═══ Input for this task ═══
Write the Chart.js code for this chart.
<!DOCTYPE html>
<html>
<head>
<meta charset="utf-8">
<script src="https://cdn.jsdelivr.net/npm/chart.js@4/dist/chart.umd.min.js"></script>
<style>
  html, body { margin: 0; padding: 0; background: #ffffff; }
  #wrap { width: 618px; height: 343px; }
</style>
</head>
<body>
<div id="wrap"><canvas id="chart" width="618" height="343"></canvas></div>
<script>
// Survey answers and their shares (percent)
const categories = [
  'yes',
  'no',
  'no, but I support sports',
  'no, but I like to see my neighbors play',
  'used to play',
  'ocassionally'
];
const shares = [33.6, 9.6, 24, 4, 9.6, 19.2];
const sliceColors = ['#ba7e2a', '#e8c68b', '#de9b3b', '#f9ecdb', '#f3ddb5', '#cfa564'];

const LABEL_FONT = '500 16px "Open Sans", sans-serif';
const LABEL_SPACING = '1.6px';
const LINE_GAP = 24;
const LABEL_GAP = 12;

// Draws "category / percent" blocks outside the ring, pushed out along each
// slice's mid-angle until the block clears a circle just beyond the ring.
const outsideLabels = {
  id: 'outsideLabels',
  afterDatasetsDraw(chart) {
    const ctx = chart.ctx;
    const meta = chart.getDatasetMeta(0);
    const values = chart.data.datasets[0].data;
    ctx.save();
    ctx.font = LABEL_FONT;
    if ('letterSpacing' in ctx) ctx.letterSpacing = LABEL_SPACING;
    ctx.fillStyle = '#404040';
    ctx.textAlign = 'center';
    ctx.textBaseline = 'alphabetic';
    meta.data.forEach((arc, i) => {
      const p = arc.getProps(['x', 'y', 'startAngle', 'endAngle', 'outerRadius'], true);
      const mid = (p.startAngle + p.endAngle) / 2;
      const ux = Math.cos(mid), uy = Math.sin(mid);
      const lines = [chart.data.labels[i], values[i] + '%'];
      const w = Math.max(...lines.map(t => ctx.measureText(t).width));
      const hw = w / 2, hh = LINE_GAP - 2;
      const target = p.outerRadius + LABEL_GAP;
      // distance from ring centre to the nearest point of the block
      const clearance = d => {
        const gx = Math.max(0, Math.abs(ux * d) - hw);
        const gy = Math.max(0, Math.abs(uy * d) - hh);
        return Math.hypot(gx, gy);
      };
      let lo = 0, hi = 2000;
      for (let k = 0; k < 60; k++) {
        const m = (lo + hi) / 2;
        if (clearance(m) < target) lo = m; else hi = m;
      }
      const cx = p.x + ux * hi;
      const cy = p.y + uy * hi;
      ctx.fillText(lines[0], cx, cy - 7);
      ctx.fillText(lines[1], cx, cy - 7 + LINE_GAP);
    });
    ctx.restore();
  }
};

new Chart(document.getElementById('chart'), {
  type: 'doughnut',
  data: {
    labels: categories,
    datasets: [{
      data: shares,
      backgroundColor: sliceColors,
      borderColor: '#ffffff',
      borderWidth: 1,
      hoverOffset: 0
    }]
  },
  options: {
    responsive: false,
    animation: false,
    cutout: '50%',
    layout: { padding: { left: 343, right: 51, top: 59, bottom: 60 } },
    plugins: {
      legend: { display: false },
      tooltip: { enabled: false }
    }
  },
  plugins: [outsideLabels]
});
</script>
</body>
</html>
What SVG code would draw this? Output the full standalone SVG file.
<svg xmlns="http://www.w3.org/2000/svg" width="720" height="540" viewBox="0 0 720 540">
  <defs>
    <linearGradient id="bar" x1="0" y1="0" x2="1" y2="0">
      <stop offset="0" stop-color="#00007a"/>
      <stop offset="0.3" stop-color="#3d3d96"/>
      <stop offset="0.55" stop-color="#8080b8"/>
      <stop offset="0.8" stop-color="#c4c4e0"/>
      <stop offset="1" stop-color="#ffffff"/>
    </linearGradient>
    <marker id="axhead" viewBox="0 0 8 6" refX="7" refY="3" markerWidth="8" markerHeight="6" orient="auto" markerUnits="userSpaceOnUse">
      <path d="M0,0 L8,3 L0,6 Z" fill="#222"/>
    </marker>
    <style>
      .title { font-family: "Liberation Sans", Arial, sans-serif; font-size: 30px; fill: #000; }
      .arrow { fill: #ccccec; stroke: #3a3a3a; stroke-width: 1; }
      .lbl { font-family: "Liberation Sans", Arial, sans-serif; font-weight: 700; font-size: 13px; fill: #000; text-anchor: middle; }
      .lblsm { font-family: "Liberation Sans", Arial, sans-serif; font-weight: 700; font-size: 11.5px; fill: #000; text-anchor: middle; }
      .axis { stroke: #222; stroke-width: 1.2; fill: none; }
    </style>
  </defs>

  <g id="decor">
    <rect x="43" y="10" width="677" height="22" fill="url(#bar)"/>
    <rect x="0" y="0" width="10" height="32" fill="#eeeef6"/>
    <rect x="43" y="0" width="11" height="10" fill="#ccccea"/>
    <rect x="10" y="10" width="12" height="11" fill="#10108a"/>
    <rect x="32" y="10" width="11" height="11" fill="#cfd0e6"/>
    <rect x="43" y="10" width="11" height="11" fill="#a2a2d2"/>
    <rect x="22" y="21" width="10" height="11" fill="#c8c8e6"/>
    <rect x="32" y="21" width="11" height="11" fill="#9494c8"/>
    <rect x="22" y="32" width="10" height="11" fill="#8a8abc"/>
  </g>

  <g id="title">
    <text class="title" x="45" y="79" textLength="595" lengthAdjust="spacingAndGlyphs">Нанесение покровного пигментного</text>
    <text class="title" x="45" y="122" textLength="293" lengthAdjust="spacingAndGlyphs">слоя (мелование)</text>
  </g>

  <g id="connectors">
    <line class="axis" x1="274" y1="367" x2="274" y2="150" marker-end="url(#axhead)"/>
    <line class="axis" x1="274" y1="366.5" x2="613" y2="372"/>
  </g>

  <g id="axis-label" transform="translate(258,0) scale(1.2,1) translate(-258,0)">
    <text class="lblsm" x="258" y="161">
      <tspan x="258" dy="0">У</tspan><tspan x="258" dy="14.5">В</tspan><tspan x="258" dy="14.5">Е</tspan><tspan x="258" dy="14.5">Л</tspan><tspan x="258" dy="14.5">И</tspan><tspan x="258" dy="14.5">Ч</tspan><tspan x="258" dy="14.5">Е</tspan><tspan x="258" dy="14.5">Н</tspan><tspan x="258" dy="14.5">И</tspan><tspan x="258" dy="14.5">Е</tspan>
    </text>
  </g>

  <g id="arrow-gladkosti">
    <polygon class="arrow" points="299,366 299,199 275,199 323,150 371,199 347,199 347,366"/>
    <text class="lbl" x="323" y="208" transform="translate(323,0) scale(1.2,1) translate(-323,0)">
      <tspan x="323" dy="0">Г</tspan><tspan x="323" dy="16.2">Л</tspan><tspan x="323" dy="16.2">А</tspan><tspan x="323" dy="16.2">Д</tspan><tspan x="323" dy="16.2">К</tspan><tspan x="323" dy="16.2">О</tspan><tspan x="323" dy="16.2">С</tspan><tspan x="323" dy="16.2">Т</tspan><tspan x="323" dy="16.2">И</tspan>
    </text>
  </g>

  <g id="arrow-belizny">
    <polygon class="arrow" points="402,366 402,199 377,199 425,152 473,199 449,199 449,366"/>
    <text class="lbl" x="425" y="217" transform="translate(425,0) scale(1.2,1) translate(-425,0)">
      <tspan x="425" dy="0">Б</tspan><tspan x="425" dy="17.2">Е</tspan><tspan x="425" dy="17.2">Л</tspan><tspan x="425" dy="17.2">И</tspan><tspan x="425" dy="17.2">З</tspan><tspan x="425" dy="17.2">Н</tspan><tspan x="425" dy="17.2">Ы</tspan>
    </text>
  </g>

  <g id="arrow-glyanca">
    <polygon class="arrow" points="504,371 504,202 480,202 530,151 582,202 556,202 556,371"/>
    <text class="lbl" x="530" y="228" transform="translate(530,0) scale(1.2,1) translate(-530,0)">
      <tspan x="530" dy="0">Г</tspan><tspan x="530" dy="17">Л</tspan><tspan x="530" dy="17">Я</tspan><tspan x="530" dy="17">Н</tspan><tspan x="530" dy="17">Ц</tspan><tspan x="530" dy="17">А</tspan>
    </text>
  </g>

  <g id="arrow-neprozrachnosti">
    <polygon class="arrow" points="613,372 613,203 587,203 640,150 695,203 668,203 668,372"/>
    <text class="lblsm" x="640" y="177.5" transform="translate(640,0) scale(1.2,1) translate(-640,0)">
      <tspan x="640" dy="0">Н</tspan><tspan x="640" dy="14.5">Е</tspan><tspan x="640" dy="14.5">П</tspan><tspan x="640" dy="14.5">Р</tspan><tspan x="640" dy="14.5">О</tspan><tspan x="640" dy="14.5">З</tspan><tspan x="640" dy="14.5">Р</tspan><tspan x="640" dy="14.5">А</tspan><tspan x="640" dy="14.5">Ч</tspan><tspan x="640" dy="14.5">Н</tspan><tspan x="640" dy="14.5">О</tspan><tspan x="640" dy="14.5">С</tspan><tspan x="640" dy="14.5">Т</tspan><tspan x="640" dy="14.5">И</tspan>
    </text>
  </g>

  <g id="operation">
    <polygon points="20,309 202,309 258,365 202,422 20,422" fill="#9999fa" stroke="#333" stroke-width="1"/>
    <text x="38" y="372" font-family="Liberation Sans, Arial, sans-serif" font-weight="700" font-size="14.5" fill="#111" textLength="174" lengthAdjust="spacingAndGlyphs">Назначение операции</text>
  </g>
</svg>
═══
═══ Input for this task ═══
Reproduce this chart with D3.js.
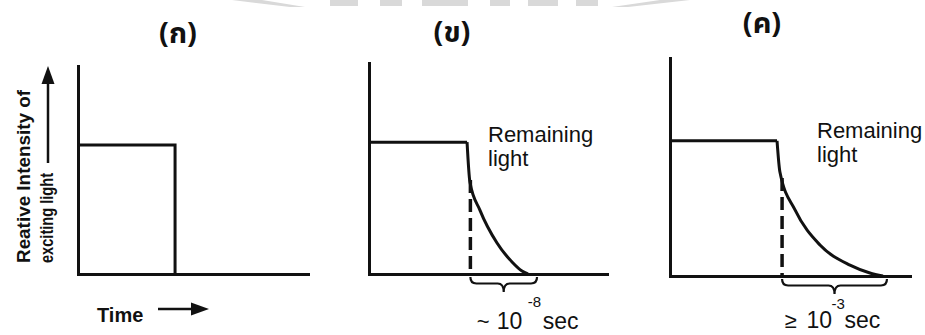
═══
═══ Input for this task ═══
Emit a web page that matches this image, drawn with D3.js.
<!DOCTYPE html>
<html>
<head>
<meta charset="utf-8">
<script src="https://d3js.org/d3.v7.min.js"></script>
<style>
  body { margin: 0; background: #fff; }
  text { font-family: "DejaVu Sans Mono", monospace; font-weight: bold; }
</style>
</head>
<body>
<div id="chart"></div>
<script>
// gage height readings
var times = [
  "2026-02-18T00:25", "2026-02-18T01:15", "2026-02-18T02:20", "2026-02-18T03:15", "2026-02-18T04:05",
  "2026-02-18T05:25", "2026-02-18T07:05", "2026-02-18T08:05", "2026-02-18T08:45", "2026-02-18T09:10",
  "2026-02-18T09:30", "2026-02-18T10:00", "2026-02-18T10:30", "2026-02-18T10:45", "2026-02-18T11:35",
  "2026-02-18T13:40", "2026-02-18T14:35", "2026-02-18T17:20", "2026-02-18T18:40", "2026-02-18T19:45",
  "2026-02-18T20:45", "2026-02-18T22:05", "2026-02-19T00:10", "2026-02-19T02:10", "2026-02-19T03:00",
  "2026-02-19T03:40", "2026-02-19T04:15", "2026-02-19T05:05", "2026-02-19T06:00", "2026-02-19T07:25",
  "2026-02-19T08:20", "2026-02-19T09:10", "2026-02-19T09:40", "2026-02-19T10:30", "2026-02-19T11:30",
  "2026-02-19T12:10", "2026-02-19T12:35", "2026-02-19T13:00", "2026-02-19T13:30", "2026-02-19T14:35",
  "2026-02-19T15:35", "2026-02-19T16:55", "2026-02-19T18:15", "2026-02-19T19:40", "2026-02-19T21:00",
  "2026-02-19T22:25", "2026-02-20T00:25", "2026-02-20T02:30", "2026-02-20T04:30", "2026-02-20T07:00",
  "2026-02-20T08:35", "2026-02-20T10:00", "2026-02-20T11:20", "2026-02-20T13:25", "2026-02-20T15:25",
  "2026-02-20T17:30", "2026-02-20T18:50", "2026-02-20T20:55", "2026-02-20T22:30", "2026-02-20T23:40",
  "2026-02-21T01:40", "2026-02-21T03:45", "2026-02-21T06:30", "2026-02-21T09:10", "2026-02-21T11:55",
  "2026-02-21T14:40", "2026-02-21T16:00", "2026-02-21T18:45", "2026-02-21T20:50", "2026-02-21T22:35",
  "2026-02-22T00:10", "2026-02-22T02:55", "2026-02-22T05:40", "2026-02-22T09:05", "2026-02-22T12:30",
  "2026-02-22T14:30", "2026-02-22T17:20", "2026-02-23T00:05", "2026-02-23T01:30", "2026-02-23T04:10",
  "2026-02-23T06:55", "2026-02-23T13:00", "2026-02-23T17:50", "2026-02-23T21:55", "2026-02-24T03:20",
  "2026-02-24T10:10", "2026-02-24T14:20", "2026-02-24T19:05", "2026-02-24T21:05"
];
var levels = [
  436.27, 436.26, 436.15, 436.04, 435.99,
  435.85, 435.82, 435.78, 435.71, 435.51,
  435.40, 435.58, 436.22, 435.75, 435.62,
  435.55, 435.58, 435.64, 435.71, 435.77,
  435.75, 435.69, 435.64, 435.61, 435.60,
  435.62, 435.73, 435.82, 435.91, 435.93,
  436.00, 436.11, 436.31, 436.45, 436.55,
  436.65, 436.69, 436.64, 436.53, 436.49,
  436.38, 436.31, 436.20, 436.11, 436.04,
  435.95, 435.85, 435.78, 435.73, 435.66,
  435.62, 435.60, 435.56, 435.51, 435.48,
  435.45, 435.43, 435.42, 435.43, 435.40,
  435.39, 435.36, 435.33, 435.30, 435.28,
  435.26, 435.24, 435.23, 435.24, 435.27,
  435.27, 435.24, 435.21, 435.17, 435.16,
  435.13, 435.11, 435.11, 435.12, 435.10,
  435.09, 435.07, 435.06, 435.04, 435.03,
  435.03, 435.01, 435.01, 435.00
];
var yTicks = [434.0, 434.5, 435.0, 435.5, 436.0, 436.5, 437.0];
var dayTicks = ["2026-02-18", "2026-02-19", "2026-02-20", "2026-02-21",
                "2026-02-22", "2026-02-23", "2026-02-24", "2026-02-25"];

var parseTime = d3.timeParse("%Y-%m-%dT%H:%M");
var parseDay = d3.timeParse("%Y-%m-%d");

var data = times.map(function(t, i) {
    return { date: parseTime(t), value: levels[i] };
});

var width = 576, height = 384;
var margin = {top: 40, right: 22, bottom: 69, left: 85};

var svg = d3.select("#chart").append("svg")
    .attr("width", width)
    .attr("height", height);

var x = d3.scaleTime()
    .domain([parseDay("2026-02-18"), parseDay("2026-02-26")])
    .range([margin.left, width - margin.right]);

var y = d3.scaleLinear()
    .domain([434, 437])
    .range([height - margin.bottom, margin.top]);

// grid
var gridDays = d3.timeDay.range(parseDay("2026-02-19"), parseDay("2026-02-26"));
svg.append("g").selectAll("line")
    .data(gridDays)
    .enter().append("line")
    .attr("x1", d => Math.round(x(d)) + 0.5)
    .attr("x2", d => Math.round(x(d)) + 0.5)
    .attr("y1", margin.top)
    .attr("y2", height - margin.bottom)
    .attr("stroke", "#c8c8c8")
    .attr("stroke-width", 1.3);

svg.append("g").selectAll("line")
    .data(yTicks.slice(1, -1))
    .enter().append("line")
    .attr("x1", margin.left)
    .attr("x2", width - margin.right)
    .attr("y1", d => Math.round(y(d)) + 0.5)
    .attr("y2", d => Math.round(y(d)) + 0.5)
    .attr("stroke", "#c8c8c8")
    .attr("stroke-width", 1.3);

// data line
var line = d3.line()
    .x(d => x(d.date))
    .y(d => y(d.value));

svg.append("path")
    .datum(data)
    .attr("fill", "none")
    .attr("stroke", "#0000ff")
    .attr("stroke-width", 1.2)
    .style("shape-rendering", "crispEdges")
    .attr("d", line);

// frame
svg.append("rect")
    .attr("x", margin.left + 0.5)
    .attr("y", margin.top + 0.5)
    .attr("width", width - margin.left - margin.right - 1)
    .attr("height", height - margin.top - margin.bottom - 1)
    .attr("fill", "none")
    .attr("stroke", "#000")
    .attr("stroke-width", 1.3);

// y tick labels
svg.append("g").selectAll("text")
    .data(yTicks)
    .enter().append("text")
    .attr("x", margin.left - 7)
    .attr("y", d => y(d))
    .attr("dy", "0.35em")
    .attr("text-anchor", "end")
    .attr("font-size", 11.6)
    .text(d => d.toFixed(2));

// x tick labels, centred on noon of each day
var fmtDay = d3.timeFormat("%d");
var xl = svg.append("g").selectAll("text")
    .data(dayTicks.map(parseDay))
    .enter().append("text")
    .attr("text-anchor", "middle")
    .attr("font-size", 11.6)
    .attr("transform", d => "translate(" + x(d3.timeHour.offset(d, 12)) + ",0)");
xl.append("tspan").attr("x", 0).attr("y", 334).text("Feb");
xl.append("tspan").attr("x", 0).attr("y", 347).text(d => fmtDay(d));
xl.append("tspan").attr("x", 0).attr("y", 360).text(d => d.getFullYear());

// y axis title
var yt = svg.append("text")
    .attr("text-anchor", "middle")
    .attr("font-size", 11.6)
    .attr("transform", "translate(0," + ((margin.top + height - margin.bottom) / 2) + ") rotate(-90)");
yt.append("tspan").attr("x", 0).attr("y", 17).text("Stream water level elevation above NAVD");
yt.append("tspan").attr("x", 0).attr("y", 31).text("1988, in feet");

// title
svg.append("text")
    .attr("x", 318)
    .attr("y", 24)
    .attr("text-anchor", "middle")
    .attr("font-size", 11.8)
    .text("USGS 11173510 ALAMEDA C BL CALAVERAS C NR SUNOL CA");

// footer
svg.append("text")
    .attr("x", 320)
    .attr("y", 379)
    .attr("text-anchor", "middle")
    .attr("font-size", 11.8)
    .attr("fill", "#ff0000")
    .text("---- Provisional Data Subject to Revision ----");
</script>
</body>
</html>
═══
What this task involves: Go through the listing above and return every line where the word "with" occurs.

Reply:
Reproduce this chart with D3.js.
Emit a web page that matches this image, drawn with D3.js.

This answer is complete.